A PF aponta “dissimulação da origem e natureza dos citados valores repassados pela Odebrecht ao Instituto Lula, cujos atos foram falsamente formalizados e informados como se se tratasse de ‘doação'”.
No capítulo derradeiro do relatório “Considerações finais”, a PF ressalta que sobre as doações ao Instituto Lula e pagamentos de palestras pelo grupo Queiroz Galvão “não houve aprofundamento das apurações, tendo em vista que se adotou, como linha de investigação, aguardar por possível de acordo de colaboração premiada que se tinha notícia em andamento no Ministério Público Federal, mas até este momento sem notícias de acerto”.
“A essas alturas das investigações, portanto, considerando a natureza dos serviços prestados a título de palestras, os quais se presumem ocorridos, representando assim a própria contraprestação aos pagamentos, não verificamos a prática de crime, ressalvadas apurações específicas que venham eventualmente a demonstrar a ocorrência”, destaca o documento da PF.
Doações das outras
O delegado também não considerou, em princípio, haver elementos suficientes para caracterizar a origem ilícita dos recursos utilizados especificamente para as doações ao Instituto Lula feitas pela Camargo Correa, OAS e Andrade Gutierrez, “ou seja, se decorrentes de contrapartidas a benefícios conferidos a elas no cartel da Petrobrás, em que pese as suspeitas nesse sentido se levarmos em conta o amplo contexto das investigações da Operação Lava Jato”.
“Fica ressalvado, por óbvio, que apurações específicas, eventualmente existentes ou futuras (fatos novos), possam a vir demonstrar a configuração de crime”, argumenta. “O mesmo concluímos quanto a outros grupos investigados no âmbito da conexão com a operação Lava Jato perante a 13.ª Vara Federal em Curitiba, quais sejam a UTC Engenharia, (somente uma palestra), Consórcio QUIP S/A (somente uma palestra) e BTG PACTUAL (três palestras e uma doação de R$ 1 milhão ao Instituto Lula). Diante do exposto, entendo por bem encerrar as investigações no âmbito deste inquérito policial.”
Defesas
Em nota, o advogado Cristiano Zanin Martins, que defende o ex-presidente Lula, afirmou: “O indiciamento é parte do Lawfare promovido pela Lava Jato de Curitiba contra o ex-presidente Lula, e não faz nenhum sentido: as doações ao Instituto Lula foram formais, de origem identificada e sem qualquer contrapartida. À época das doações Lula sequer era agente público e o beneficiário foi o Instituto Lula, instituição que tem por objetivo a preservação de objetos que integram o patrimônio cultural brasileiro e que não se confunde com a pessoa física do ex-presidente.”

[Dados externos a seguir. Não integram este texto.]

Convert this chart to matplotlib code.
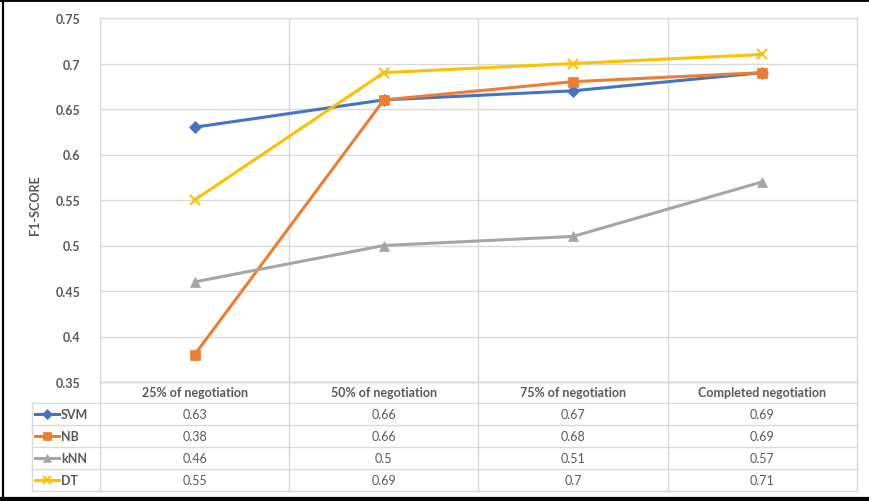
import matplotlib
matplotlib.use("Agg")
import matplotlib.pyplot as plt
from matplotlib.lines import Line2D

# Data
stages = ["25% of negotiation", "50% of negotiation", "75% of negotiation", "Completed negotiation"]
svm = [0.63, 0.66, 0.67, 0.69]
nb = [0.38, 0.66, 0.68, 0.69]
knn = [0.46, 0.50, 0.51, 0.57]
dt = [0.55, 0.69, 0.70, 0.71]
y_ticks = [0.35, 0.4, 0.45, 0.5, 0.55, 0.6, 0.65, 0.7, 0.75]

series = [
    ("SVM", svm, "#4472C4", "D", 6),
    ("NB", nb, "#ED7D31", "s", 7),
    ("kNN", knn, "#A5A5A5", "^", 7),
    ("DT", dt, "#FFC000", "x", 7),
]

W, H = 870, 502
fig = plt.figure(figsize=(W / 100, H / 100), dpi=100)
plt.rcParams["font.family"] = ["Lato", "DejaVu Sans"]
TXT = "#595959"
GRID = "#D9D9D9"
FS = 9


def fx(px):
    return px / W


def fy(px):
    return 1 - px / H


# Main plot area
L, R, T, B = 100, 857, 19, 383
ax = fig.add_axes([fx(L), fy(B), fx(R) - fx(L), fy(T) - fy(B)])
x = list(range(len(stages)))
for name, vals, color, marker, ms in series:
    ax.plot(x, vals, color=color, lw=2.2, marker=marker, ms=ms,
            mew=1.5 if marker == "x" else 0.5, mec=color, mfc=color, zorder=3,
            clip_on=False)
ax.set_xlim(-0.5, len(stages) - 0.5)
ax.set_ylim(0.35, 0.75)
ax.set_yticks(y_ticks)
ax.set_yticklabels([f"{v:g}" for v in y_ticks], color=TXT, fontsize=FS, fontweight="bold")
ax.tick_params(axis="y", length=0, pad=14)
ax.set_xticks([i + 0.5 for i in x[:-1]])
ax.set_xticklabels([])
ax.tick_params(axis="x", length=0)
ax.grid(True, color=GRID, lw=1)
for s in ax.spines.values():
    s.set_color(GRID)
    s.set_linewidth(1)
ax.set_ylabel("F1-SCORE", color=TXT, fontsize=FS, fontweight="bold")
ax.yaxis.set_label_coords((41 - L) / (R - L), 0.49)

# Data table below the plot
TB = 492
tax = fig.add_axes([fx(L), fy(TB), fx(R) - fx(L), fy(B) - fy(TB)])
tax.set_xlim(-0.5, len(stages) - 0.5)
row_edges = [0, 21, 43, 65, 87, 109]
tax.set_ylim(109, 0)
tax.axis("off")
unit = (R - L) / len(stages)
left_col = -0.5 - (L - 32) / unit

# horizontal rules
tax.plot([-0.5, 3.5], [0, 0], color=GRID, lw=1, clip_on=False)
for y in row_edges[1:]:
    tax.plot([left_col, 3.5], [y, y], color=GRID, lw=1, clip_on=False)
# vertical rules
for xv in [-0.5, 0.5, 1.5, 2.5, 3.5]:
    tax.plot([xv, xv], [0, 109], color=GRID, lw=1, clip_on=False)
tax.plot([left_col, left_col], [row_edges[1], 109], color=GRID, lw=1, clip_on=False)

for i, s in enumerate(stages):
    tax.text(i, 10.5, s, ha="center", va="center", color=TXT, fontsize=FS, fontweight="bold")

for r, (name, vals, color, marker, ms) in enumerate(series):
    yc = (row_edges[r + 1] + row_edges[r + 2]) / 2
    x0 = left_col + 3 / unit
    x1 = left_col + 27 / unit
    tax.plot([x0, x1], [yc, yc], color=color, lw=2.2, clip_on=False)
    tax.plot([(x0 + x1) / 2], [yc], color=color, marker=marker, ms=ms - 1,
             mew=1.5 if marker == "x" else 0.5, clip_on=False)
    tax.text(x1 + 2 / unit, yc, name, ha="left", va="center", color=TXT,
             fontsize=FS, fontweight="bold")
    for i, v in enumerate(vals):
        tax.text(i, yc, f"{v:g}", ha="center", va="center", color=TXT, fontsize=FS)

# Outer frame
fig.add_artist(Line2D([0, 1], [fy(1), fy(1)], color="black", lw=2, transform=fig.transFigure))
fig.add_artist(Line2D([0, 1], [fy(500), fy(500)], color="black", lw=3, transform=fig.transFigure))
fig.add_artist(Line2D([fx(3), fx(3)], [fy(0), fy(502)], color="black", lw=1.6, transform=fig.transFigure))

fig.savefig("out.png", dpi=100, facecolor="white")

O criminalista Tracy Joseph Reinaldet dos Santos, que defende o ex-ministro Antônio Palocci, falou. “Antônio Palocci colaborou de modo efetivo com a Polícia Federal e com o Ministério Público Federal para o esclarecimento dos fatos investigados.”
“A Odebrecht, comprometida com uma atuação ética, íntegra e transparente, tem colaborado com as autoridades de forma permanente e eficaz, em busca do pleno esclarecimento de fatos do passado”, afirma a empresa em nota.
A reportagem entrou em contato com as assessorias do Instituto Lula e de Marcelo Odebrecht e aguarda posicionamento.